JAMES JAMERSON

 

James Jamerson

The musician whose bass lines were the bedrock of Motown’s greatest hits stands among his fellow players in the recording studio where those masterpieces were created.

  • The heartbeat of the classic Motown sound, bassist James Jamerson is photographed here in the basement recording studio (nicknamed the “Snakepit”) of the company’s 1960s headquarters on West Grand Boulevard, Detroit. It can be said that no single musician defined that sound, but Jamerson came close: he was among a handful whose extraordinary playing was identifiable on records which helped to build the legend. They include Martha & the Vandellas’ “Dancing In The Street,” the Temptations’ “My Girl,” the Four Tops’ “Reach Out I’ll Be There,” and Marvin Gaye’s “What’s Going On.” All four of those Motown signature hits were noted in the Rock & Roll Hall of Fame’s credits for Jamerson when he was posthumously inducted in 2000.
  • In the above image, Jamerson is playing his trademark 1962 Fender Precision bass, dubbed “the funk machine,” although the date of the session is unknown. Guitarist Eddie Willis (in the white cap) is shown with his Stratocaster, while to his right, Robert White is seen with his Gibson L-5. The keyboardist, partially obscured, is Motown bandleader Earl Van Dyke. They and other essential players were celebrated in the 2002 movie, Standing In The Shadows Of Motown, inspired by the musician who helped bring them overdue acclaim, Allan “Dr. Licks” Slutsky. His 1989 biography of Jamerson, bearing the same title as the film, was a foundation stone of that recognition.
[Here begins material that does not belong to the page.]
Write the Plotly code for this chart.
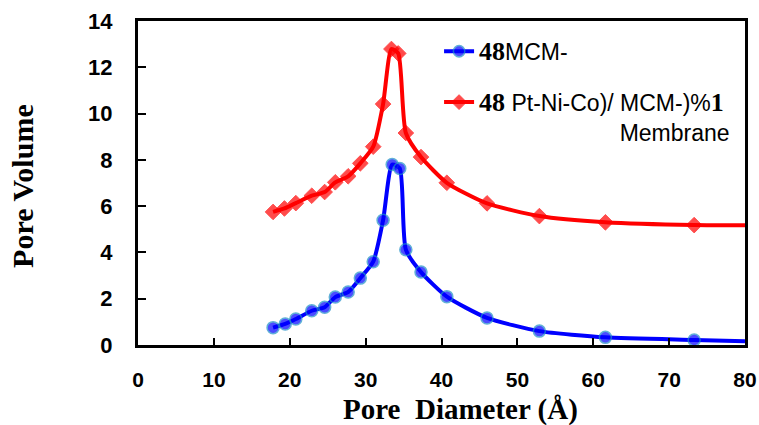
import plotly.graph_objects as go

# Pore diameter (Å) and pore volume
x_mcm = [17.8, 19.4, 20.8, 22.9, 24.6, 26.0, 27.7, 29.3, 31.0, 32.3, 33.5, 34.5, 35.3, 37.3, 40.7, 46.0, 52.9, 61.6, 73.3, 80.0]
y_mcm = [0.75, 0.91, 1.12, 1.48, 1.63, 2.07, 2.29, 2.89, 3.60, 5.39, 7.80, 7.63, 4.12, 3.15, 2.09, 1.17, 0.60, 0.33, 0.22, 0.16]

x_mem = [17.8, 19.3, 20.8, 22.9, 24.6, 26.0, 27.7, 29.3, 31.0, 32.3, 33.4, 34.3, 35.3, 37.3, 40.7, 46.0, 52.9, 61.6, 73.3, 80.0]
y_mem = [5.75, 5.90, 6.13, 6.45, 6.61, 7.03, 7.29, 7.85, 8.57, 10.41, 12.79, 12.60, 9.16, 8.12, 7.01, 6.12, 5.57, 5.30, 5.18, 5.17]

x_ticks = [0, 10, 20, 30, 40, 50, 60, 70, 80]
y_ticks = [0, 2, 4, 6, 8, 10, 12, 14]

serif_b = '<span style="font-family:Liberation Serif;font-size:26px"><b>{}</b></span>'
name_mcm = serif_b.format('48') + 'MCM-'
name_mem = (serif_b.format('48') + ' Pt-Ni-Co)/ MCM-)%' + serif_b.format('1')
            + '<br>' + '\u00a0' * 22 + 'Membrane')

msize_mcm = [12] * (len(x_mcm) - 1) + [0]
msize_mem = [12] * (len(x_mem) - 1) + [0]

fig = go.Figure()
fig.add_trace(go.Scatter(
    x=x_mcm, y=y_mcm, mode='lines+markers', name=name_mcm, legendgroup='a',
    line=dict(color='#0000FF', width=4, shape='spline', smoothing=0.6),
    marker=dict(symbol='circle', size=msize_mcm, color='#0000FF',
                line=dict(color='#1E90C8', width=1.5)),
))
fig.add_trace(go.Scatter(
    x=x_mem, y=y_mem, mode='lines+markers', name=name_mem, legendgroup='b',
    line=dict(color='#FF0000', width=4, shape='spline', smoothing=0.6),
    marker=dict(symbol='diamond', size=msize_mem, color='#FF0000',
                line=dict(color='#FF0000', width=1)),
))

fig.update_layout(
    width=759, height=425,
    margin=dict(l=138, r=14, t=21, b=80),
    paper_bgcolor='white', plot_bgcolor='white',
    font=dict(family='Liberation Sans', color='black'),
    showlegend=True,
    legend=dict(x=0.496, y=0.973, xanchor='left', yanchor='top',
                bgcolor='rgba(0,0,0,0)', valign='top', tracegroupgap=18,
                font=dict(family='Liberation Sans', size=23, color='black')),
    annotations=[
        dict(text='<b>Pore  Diameter (Å)</b>', xref='paper', yref='paper',
             x=0.532, y=-0.199, xanchor='center', yanchor='middle', showarrow=False,
             font=dict(family='Liberation Serif', size=29, color='black')),
        dict(text='<b>Pore Volume</b>', xref='paper', yref='paper',
             x=-0.19, y=0.49, xanchor='center', yanchor='middle', showarrow=False,
             textangle=-90,
             font=dict(family='Liberation Serif', size=30, color='black')),
    ],
)
fig.update_xaxes(
    range=[0, 80], tickvals=x_ticks, ticktext=[str(v) for v in x_ticks],
    showgrid=False, zeroline=False, automargin=False,
    showline=True, linecolor='black', linewidth=3, mirror=True,
    ticks='inside', ticklen=7, tickwidth=2, tickcolor='black',
    ticklabelstandoff=14,
    tickfont=dict(family='Liberation Sans', size=21, color='black', weight='bold'),
)
fig.update_yaxes(
    range=[0, 14], tickvals=y_ticks, ticktext=[str(v) for v in y_ticks],
    showgrid=False, zeroline=False, automargin=False,
    showline=True, linecolor='black', linewidth=3, mirror=True,
    ticks='inside', ticklen=8, tickwidth=2, tickcolor='black',
    ticklabelstandoff=18,
    tickfont=dict(family='Liberation Sans', size=22, color='black', weight='bold'),
)

fig.write_html("out.html", config={'displayModeBar': False},
               post_script="document.body.style.margin='0';")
In the book, the bassist’s many admirers are quoted; one is Paul McCartney, who said that Jamerson’s “style of bass playing for Motown was one of my major influences when I was learning electric bass.”
  • Motown seldom identified the individual names of its studio band during the 1960s, and their first significant credits on album artwork appeared in 1971 on releases by Marvin Gaye and Valerie Simpson. The first substantial interview with James Jamerson was that done by writer Nelson George in 1984 for Musician magazine, which ultimately led to his authoritative Motown book, Where Did Our Love Go. Talking about his style and that of drummer Benny Benjamin, Jamerson told George, “We didn’t need sheet music. I started to play, he started the beat, we’d look at each other and know whether we needed a triplet, quarter triplet, or double time or whatever. We could feel the groove together.”
  • Jamerson was born January 29, 1938, in South Carolina; he moved to Detroit in the the early ’50s, and began playing with those working with and for Motown founder Berry Gordy, Jr. towards the end of that decade. He died prematurely August 2, 1983 in Los Angeles at age 45. Aside from his induction into the Rock & Roll Hall of Fame, the musician was recognized with a Grammy lifetime achievement award in 2004. He and his fellow Funk Brothers (the nickname given to the Motown house band) were memorialized with a star on the Hollywood Walk of Fame in 2013. His cousin, musician Anthony McKnight, has been striving for years to have Jamerson’s achievements acknowledged by the South Carolina Hall of Fame, and has started an online petition to that end. That recognition, to paraphrase the title of a Stevie Wonder hit on which Jamerson is recognizably heard, has not yet been signed, sealed and delivered.